Foi isto que pensaram os falantes de inglês, francês, espanhol e alemão. Vejam bem, até os alemães. Mas claro, aquilo é gente estúpida, que inteligentes foram os iluminados do Brasil e dos esconsos do Portugal dos Pequeninos.

Não dá muito trabalho verificar as variantes ortográficas das principais línguas europeias, basta, tendo o Word, procurar os dicionários correctores. A propósito: sabem, com certeza, que corretor (do provençal corretier, que quer dizer intermediário) e corrector (do latim corrector, que quer dizer censor, aquele que corrige) são coisas bem diferentes, não sabem? Pois, os iluminados não sabem. Como não sabem que óptico e ótico são coisas também diferentes. Mas adiante.

Em inglês, temos 17 variantes ortográficas (ou 18, se considerarmos o quase inglês de Hong Kong); em espanhol (diga-se castelhano), temos 23, com a curiosidade de que na própria Espanha há duas variantes: a geral e a ordenação tradicional; em francês temos 15 e em Alemão temos 4.
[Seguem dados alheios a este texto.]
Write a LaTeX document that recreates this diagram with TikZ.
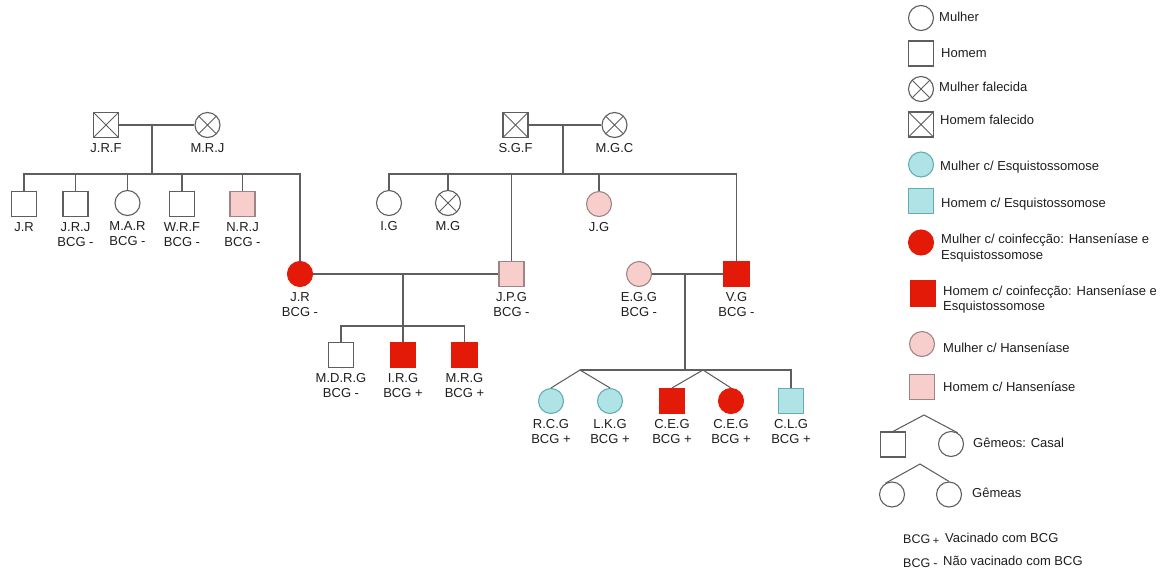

O Aborto ortográfico é uma desnecessidade, mas não deixa também de ser um cancro. E é ilegal, porque não existe em termos de acordo internacional. A Assembleia da República não tinha poder para impor um acordo que não existia. Poucos deputados se opuseram. Penso que todos os outros usam chapéu de coco e nunca faltam ao enterro do bacalhau.